The plant is a joint venture between two Norwegian companies – Hydro, one of the world’s largest aluminum companies, and Northvolt, a battery producer building battery factories in Sweden and Germany.

The new battery recycling facility has the capacity to process 12,000 tons of battery packs per year, or around 25,000 EV batteries. This is enough for the entire end-of-life battery market in Norway currently.

Hydrovolt claims that it can recover 95% of the materials used in an EV battery including plastics, copper, aluminum, and the “black mass,” a powder containing the various elements inside lithium-ion batteries – nickel, manganese, cobalt, and lithium.

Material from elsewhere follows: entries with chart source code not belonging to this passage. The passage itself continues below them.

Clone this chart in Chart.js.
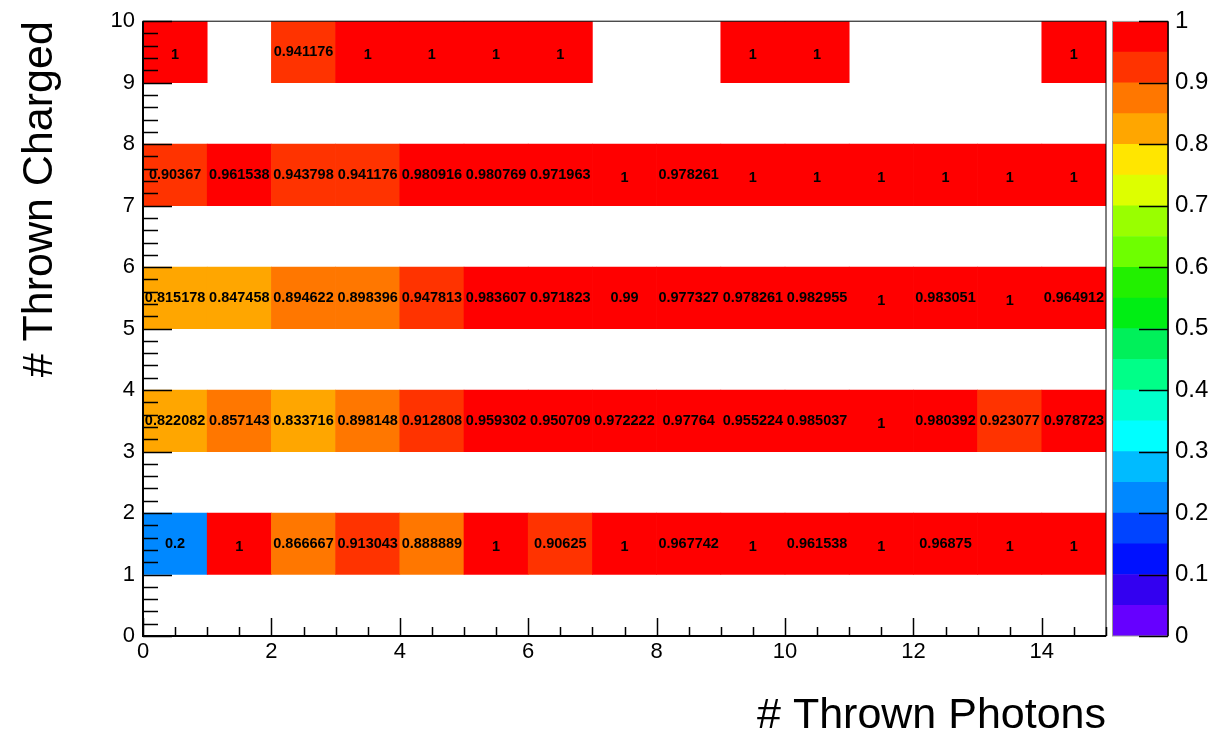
<!DOCTYPE html>
<html>
<head>
<meta charset="utf-8">
<script src="https://cdn.jsdelivr.net/npm/chart.js@4.4.1/dist/chart.umd.min.js"></script>
<style>
  html, body { margin: 0; padding: 0; background: #fff; }
  #wrap { position: relative; width: 1211px; height: 738px; }
  #main { position: absolute; left: 0; top: 0; }
  #palette { position: absolute; left: 1112px; top: 0; }
</style>
</head>
<body>
<div id="wrap">
  <canvas id="main" width="1211" height="738"></canvas>
  <canvas id="palette" width="99" height="738"></canvas>
</div>
<script>
// photon bins (x) and lower edge of each filled charged row (y)
const photonBins = ['0', '1', '2', '3', '4', '5', '6', '7', '8', '9', '10', '11', '12', '13', '14'];
const chargedLow = [1, 3, 5, 7, 9];

// efficiency per photon bin, one array per charged row (null = empty bin)
const charged1 = [0.2, 1, 0.866667, 0.913043, 0.888889, 1, 0.90625, 1, 0.967742, 1, 0.961538, 1, 0.96875, 1, 1];
const charged3 = [0.822082, 0.857143, 0.833716, 0.898148, 0.912808, 0.959302, 0.950709, 0.972222, 0.97764, 0.955224, 0.985037, 1, 0.980392, 0.923077, 0.978723];
const charged5 = [0.815178, 0.847458, 0.894622, 0.898396, 0.947813, 0.983607, 0.971823, 0.99, 0.977327, 0.978261, 0.982955, 1, 0.983051, 1, 0.964912];
const charged7 = [0.90367, 0.961538, 0.943798, 0.941176, 0.980916, 0.980769, 0.971963, 1, 0.978261, 1, 1, 1, 1, 1, 1];
const charged9 = [1, null, 0.941176, 1, 1, 1, 1, null, null, 1, 1, null, null, null, 1];
const rows = [charged1, charged3, charged5, charged7, charged9];

const xTickLabels = [0, 2, 4, 6, 8, 10, 12, 14];
const yTickLabels = [0, 1, 2, 3, 4, 5, 6, 7, 8, 9, 10];
const zTickLabels = [0, 0.1, 0.2, 0.3, 0.4, 0.5, 0.6, 0.7, 0.8, 0.9, 1];

// colour palette, 20 contour levels
const zLevels = [0, 0.05, 0.1, 0.15, 0.2, 0.25, 0.3, 0.35, 0.4, 0.45, 0.5, 0.55, 0.6, 0.65, 0.7, 0.75, 0.8, 0.85, 0.9, 0.95, 1];
const paletteColors = [
  'rgb(102,0,255)', 'rgb(51,0,240)', 'rgb(0,17,255)', 'rgb(0,68,255)', 'rgb(0,136,255)',
  'rgb(0,187,255)', 'rgb(0,255,255)', 'rgb(0,255,204)', 'rgb(0,255,136)', 'rgb(0,240,90)',
  'rgb(0,238,20)', 'rgb(34,240,0)', 'rgb(110,255,0)', 'rgb(153,255,0)', 'rgb(221,255,0)',
  'rgb(255,230,0)', 'rgb(255,166,0)', 'rgb(255,119,0)', 'rgb(255,51,0)', 'rgb(255,0,0)'
];

const FONT = '"Liberation Sans", Arial, Helvetica, sans-serif';

function colorFor(v) {
  let k = Math.floor(v / 0.05 + 1e-9);
  if (k > 19) k = 19;
  return paletteColors[k];
}

const cellText = {
  id: 'cellText',
  afterDatasetsDraw(chart) {
    const ctx = chart.ctx;
    ctx.save();
    ctx.font = 'bold 14.5px ' + FONT;
    ctx.fillStyle = '#000';
    ctx.textAlign = 'center';
    ctx.textBaseline = 'middle';
    chart.data.datasets.forEach((ds, di) => {
      const meta = chart.getDatasetMeta(di);
      ds.values.forEach((v, i) => {
        if (v == null) return;
        const p = meta.data[i].getCenterPoint();
        const drop = Number.isInteger(v) ? 3 : 0;
        ctx.fillText(String(v), p.x, p.y + drop);
      });
    });
    ctx.restore();
  }
};

const frameTicks = {
  id: 'frameTicks',
  afterDraw(chart) {
    const ctx = chart.ctx;
    const a = chart.chartArea;
    const xs = chart.scales.xl, ys = chart.scales.y;
    ctx.save();
    ctx.strokeStyle = '#000';
    ctx.lineWidth = 1;
    ctx.strokeRect(a.left, a.top, a.right - a.left, a.bottom - a.top);
    ctx.lineWidth = 1.5;
    ctx.beginPath();
    for (let i = 0; i <= 30; i++) {
      const v = i * 0.5;
      const px = Math.round(xs.getPixelForValue(v)) + 0.5;
      const len = (i % 4 === 0) ? 18 : 9;
      ctx.moveTo(px, a.bottom);
      ctx.lineTo(px, a.bottom - len);
    }
    for (let i = 0; i <= 50; i++) {
      const v = i * 0.2;
      const py = Math.round(ys.getPixelForValue(v)) + 0.5;
      const len = (i % 5 === 0) ? 29 : 15;
      ctx.moveTo(a.left, py);
      ctx.lineTo(a.left + len, py);
    }
    ctx.stroke();
    ctx.lineWidth = 2;
    ctx.beginPath();
    ctx.moveTo(a.left, a.top);
    ctx.lineTo(a.left, a.bottom);
    ctx.lineTo(a.right, a.bottom);
    ctx.stroke();
    ctx.restore();
  }
};

new Chart(document.getElementById('main'), {
  type: 'bar',
  data: {
    labels: photonBins,
    datasets: rows.map((vals, r) => ({
      values: vals,
      data: vals.map(v => v == null ? null : [chargedLow[r], chargedLow[r] + 1]),
      backgroundColor: vals.map(v => v == null ? 'rgba(0,0,0,0)' : colorFor(v)),
      borderWidth: 0,
      barPercentage: 1,
      categoryPercentage: 1,
      grouped: false,
      xAxisID: 'x',
      yAxisID: 'y'
    }))
  },
  options: {
    responsive: false,
    animation: false,
    events: [],
    layout: { padding: { left: 0, top: 18, right: 105, bottom: 0 } },
    plugins: { legend: { display: false }, tooltip: { enabled: false } },
    scales: {
      x: { type: 'category', display: false, offset: true, grid: { display: false } },
      xl: {
        type: 'linear', position: 'bottom', min: 0, max: 15, offset: false,
        afterBuildTicks: s => { s.ticks = xTickLabels.map(v => ({ value: v })); },
        afterFit: s => { s.height = 102; },
        grid: { display: false, drawTicks: false, offset: false },
        border: { display: false },
        ticks: { padding: 3, color: '#000', autoSkip: false, maxRotation: 0, font: { size: 22, family: FONT } },
        title: { display: true, text: '# Thrown Photons', align: 'end', color: '#000', padding: 0,
                 font: { size: 43, family: FONT, lineHeight: 1 } }
      },
      y: {
        type: 'linear', position: 'left', min: 0, max: 10,
        afterBuildTicks: s => { s.ticks = yTickLabels.map(v => ({ value: v })); },
        afterFit: s => { s.width = 143; },
        grid: { display: false, drawTicks: false },
        border: { display: false },
        ticks: { padding: 8, color: '#000', autoSkip: false, font: { size: 22, family: FONT } },
        title: { display: true, text: '# Thrown Charged', align: 'end', color: '#000', padding: { top: 19, bottom: 0 },
                 font: { size: 43, family: FONT, lineHeight: 1 } }
      }
    }
  },
  plugins: [cellText, frameTicks]
});

const paletteFrame = {
  id: 'paletteFrame',
  afterDraw(chart) {
    const ctx = chart.ctx;
    const a = chart.chartArea;
    const ys = chart.scales.y;
    ctx.save();
    ctx.strokeStyle = '#999';
    ctx.lineWidth = 1;
    ctx.strokeRect(a.left + 0.5, a.top, a.right - a.left, a.bottom - a.top);
    ctx.strokeStyle = '#000';
    ctx.lineWidth = 1.5;
    ctx.beginPath();
    ctx.moveTo(a.right, a.top);
    ctx.lineTo(a.right, a.bottom);
    zTickLabels.forEach(v => {
      const py = Math.round(ys.getPixelForValue(v)) + 0.5;
      ctx.moveTo(a.right, py);
      ctx.lineTo(a.right - 29, py);
    });
    ctx.stroke();
    ctx.restore();
  }
};

new Chart(document.getElementById('palette'), {
  type: 'bar',
  data: {
    labels: ['z'],
    datasets: paletteColors.map((c, k) => ({
      data: [[zLevels[k], zLevels[k + 1]]],
      backgroundColor: c,
      borderWidth: 0,
      barPercentage: 1,
      categoryPercentage: 1,
      grouped: false
    }))
  },
  options: {
    responsive: false,
    animation: false,
    events: [],
    layout: { padding: { left: 0, top: 18, right: 0, bottom: 102 } },
    plugins: { legend: { display: false }, tooltip: { enabled: false } },
    scales: {
      x: { type: 'category', display: false, offset: true, grid: { display: false } },
      y: {
        type: 'linear', position: 'right', min: 0, max: 1,
        afterBuildTicks: s => { s.ticks = zTickLabels.map(v => ({ value: v })); },
        afterFit: s => { s.width = 43; },
        grid: { display: false, drawTicks: false },
        border: { display: false },
        ticks: { padding: 7, color: '#000', autoSkip: false, callback: v => String(v), font: { size: 24, family: FONT } }
      }
    }
  },
  plugins: [paletteFrame]
});
</script>
</body>
</html>
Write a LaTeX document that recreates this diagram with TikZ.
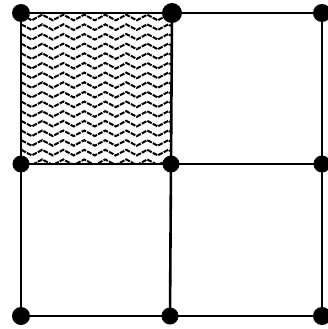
\documentclass[tikz,border=0pt]{standalone}
\usetikzlibrary{decorations.pathmorphing}
\begin{document}
\begin{tikzpicture}[x=1pt,y=-1pt,
  dot/.style={circle,fill=black,inner sep=0pt,minimum size=18pt},
  bigdot/.style={dot,minimum size=20pt},
  gridline/.style={line width=2.6pt},
  zz/.style={line width=2pt,dash pattern=on 5pt off 1.2pt,
    decorate,decoration={zigzag,segment length=21pt,amplitude=2.8pt}}]
\useasboundingbox (0,0) rectangle (328,329);
\begin{scope}
\clip (21,13) rectangle (171,164);
\foreach \r in {0,...,15}{
  \draw[zz] (16,17.5+9.65*\r) -- (180,17.5+9.65*\r);
}
\end{scope}
\node[dot] (a1) at (21,13) {};
\node[bigdot] (a2) at (172,13) {};
\node[dot] (a3) at (322,13) {};
\node[dot,minimum size=17pt] (b1) at (21,164) {};
\node[dot,minimum size=17pt] (b2) at (171,164) {};
\node[dot,minimum size=17pt] (b3) at (322,164) {};
\node[dot] (c1) at (21,316) {};
\node[dot,minimum size=17pt] (c2) at (170,316) {};
\node[dot] (c3) at (322,316) {};
\draw[gridline] (a1.center) -- (a2.center) -- (a3.center);
\draw[gridline] (b1.center) -- (b2.center) -- (b3.center);
\draw[gridline] (c1.center) -- (c2.center) -- (c3.center);
\draw[gridline] (a1.center) -- (b1.center) -- (c1.center);
\draw[gridline] (a2.center) -- (b2.center) -- (c2.center);
\draw[gridline] (a3.center) -- (b3.center) -- (c3.center);
\end{tikzpicture}
\end{document}
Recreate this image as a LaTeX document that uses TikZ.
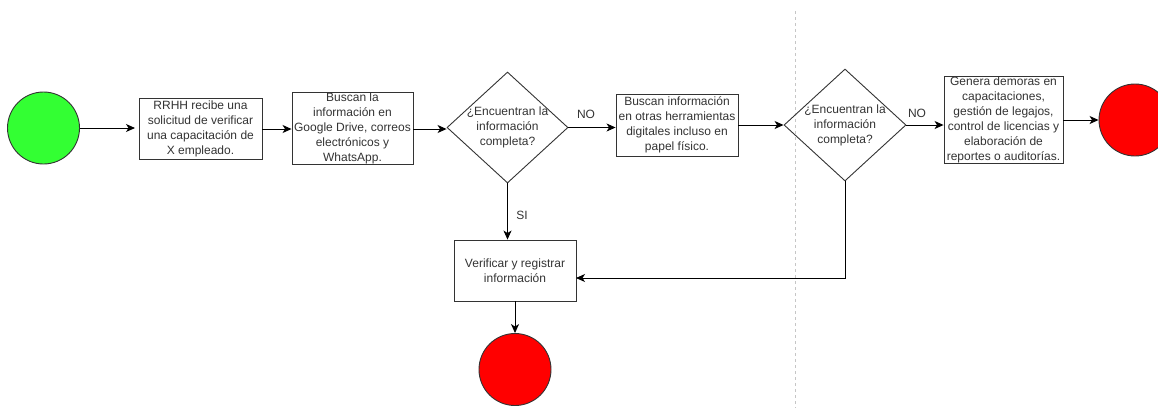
\documentclass[tikz,border=0pt]{standalone}
\usepackage{fontspec}
\setmainfont{Liberation Sans}
\usetikzlibrary{shapes.geometric,arrows.meta}
\definecolor{startgreen}{HTML}{33FF33}
\definecolor{endred}{HTML}{FF0000}
\definecolor{linegray}{HTML}{333333}
\begin{document}
\begin{tikzpicture}[x=1pt,y=-1pt,
  txt/.style={font=\fontsize{12}{15}\selectfont, align=center, text=linegray},
  box/.style={txt, draw=linegray, line width=0.9pt, rectangle, inner sep=0pt},
  decision/.style={draw=linegray, line width=0.9pt, diamond, inner sep=0pt, aspect=1},
  circ/.style={draw=linegray, line width=0.9pt, circle, minimum size=72pt, inner sep=0pt},
  arr/.style={draw=black, line width=0.9pt, -{Stealth[length=9pt,width=8pt,inset=2.5pt]}},
  lbl/.style={font=\fontsize{12}{14}\selectfont, text=linegray}]
\useasboundingbox (0,0) rectangle (1158,408);
\clip (0,0) rectangle (1158,408);

\draw[gray!45, line width=0.6pt, dash pattern=on 3pt off 3pt] (795,11) -- (795,408);

\node[circ, fill=startgreen] (start) at (43.5,128) {};
\node[box, minimum width=123pt, minimum height=61pt] (b1) at (200.5,128.5)
  {RRHH recibe una\\solicitud de verificar\\una capacitación de\\X empleado.};
\node[box, minimum width=121pt, minimum height=72pt] (b2) at (352.5,128)
  {Buscan la\\información en\\Google Drive, correos\\electrónicos y\\WhatsApp.};
\node[decision, minimum width=121pt, minimum height=111pt,
  label={[txt]center:¿Encuentran la\\información\\completa?}] (d1) at (507.5,127.5) {};
\node[box, minimum width=122pt, minimum height=62pt] (b3) at (677,125)
  {Buscan información\\en otras herramientas\\digitales incluso en\\papel físico.};
\node[decision, minimum width=122pt, minimum height=112pt,
  label={[txt]center:¿Encuentran la\\información\\completa?}] (d2) at (845,125) {};
\node[box, minimum width=119pt, minimum height=86pt] (b4) at (1003.5,120)
  {Genera demoras en\\capacitaciones,\\gestión de legajos,\\control de licencias y\\elaboración de\\reportes o auditorías.};
\node[circ, fill=endred] (e1) at (1135,120) {};
\node[box, minimum width=122pt, minimum height=61pt] (b5) at (515,270.5)
  {Verificar y registrar\\información};
\node[circ, fill=endred] (e2) at (515,369.5) {};
\coordinate (k) at (576,278);
\coordinate (s1) at (135,128);

\draw[arr] (start.east) -- (s1);
\draw[arr] (b1.east |- 0,129) -- (b2.west |- 0,129);
\draw[arr] (b2.east |- 0,129) -- (d1.west |- 0,129);
\draw[arr] (d1.east) -- (d1.east -| b3.west);
\draw[arr] (b3.east |- d2.west) -- (d2.west);
\draw[arr] (d2.east) -- (d2.east -| b4.west);
\draw[arr] (b4) -- (e1);
\draw[arr] (d1.south) -- (d1.south |- b5.north);
\draw[arr] (b5) -- (e2);
\draw[arr] (d2.south) |- (k);

\node[lbl] (no1) at (586,114) {NO};
\node[lbl] (no2) at (917,113) {NO};
\node[lbl] (si) at (522,215) {SI};
\end{tikzpicture}
\end{document}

The companies involved in the joint venture will both benefit from the resulting materials streams. Hydro gains access to recycled aluminum, which only takes about 5% as much energy to produce as primary aluminum (aluminum is one of the most recyclable, and most recycled, materials on Earth). And Northvolt will gain access to the other materials, which can be extracted from the black mass and used again in the production of new batteries, which Northvolt plans to do with several factories in Europe.

Northvolt’s goal is that 50% of all of its battery raw materials will come from recycled batteries by 2030. This is quite an ambitious goal, given that the global EV market will increase by an order of magnitude or more by the time the batteries inside a new car built today are ready to be recycled. Hydrovolt hopes that with this expansion throughout Europe, they can reach a capacity of 70,000 tons of battery packs by 2025, and 300,000 tons by 2030.